Wednesday, June 14, 2006

The New Dominator

He wasn't supposed to dominate the series like he has - not in this, the new NHL. When they changed the rules (everything from the new equipment sizes to the new goalie crease to the elimination of the red line) it was supposed to make the goalie's life all that much more difficult. It was the NHL's equivalent of baseball moving the mound back and taking it down a few inches or football relenting and allowing the forward pass. Suddenly you expect that the offence will take over and run up the score.

But Cam Ward is dominating.

Sure, the Oilers have their problems: they don't shoot on the Powerplay, they're defensive-minded at times; their star goalie's season is done.

But Cam Ward has been dominating all throughout the postseason.

He came in as the a replacement for Martin Gerber in game 2 of the opening round against Montreal and since then he has barely left. He led the Canes back to beat the Canadiens in six, then backstopped them past a stingy New Jersey Devils (he started all five games) and past the surging Buffalo Sabres (where he started all but one of the seven games) - now he's dominating another series, as the Carolina Hurricanes have taken a stranglehold 3-1 series lead against the Edmonton Oilers.

Even in the 'old NHL' he wouldn't have been expected to do this much. He's a rookie that is playing (at worst) far, far above his head. He is, quite simply, The New Dominator.

Even in game four, when the Oilers had pulled their goalie and where pressing, shooting at every chance (even from bad angles) and playing at the Rextall Centre - the mystical venue where Gretzky, Messier, Coffey and Fuhr led the Oilers to five cups in seven years) he was the dominant player on the ice. He bounced back from letting in four goals in game one (still a win for the Canes) to letting in just three over the next three games.

Sure, it's nothing that's going to rewrite the record book: Brodeur had seven shutouts in 2003; Fuhr won 18 games in 1988 and Kipprusoff played over 1600 minutes in 2004 - but for a rookie to be playing at the level that Cam is... well, it's almost unheard of.

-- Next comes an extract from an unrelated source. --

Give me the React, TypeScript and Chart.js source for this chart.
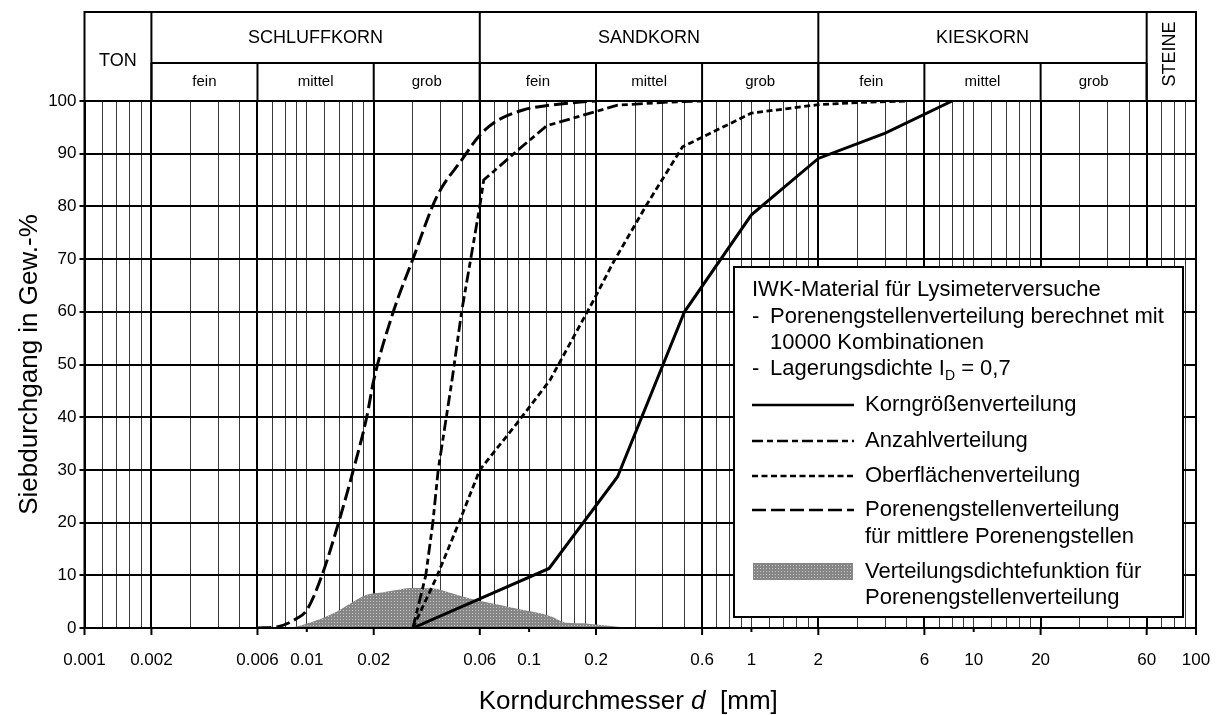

Sure, there have been good rookie goaltenders in the playoffs before: Ron Hextall won the Conn Smythe in 1987, for example. But there hasn't been a goalie that has constantly shut down their opponents for as long - and as completely - in over 20 years, since the 1986 playoffs: Patrick Roy.

Is Cam Ward the new Roy, or just a flash in the pan like Hextall was? Only time will tell - but if I had to choose, I'd say that Cam will be around for a long, long time.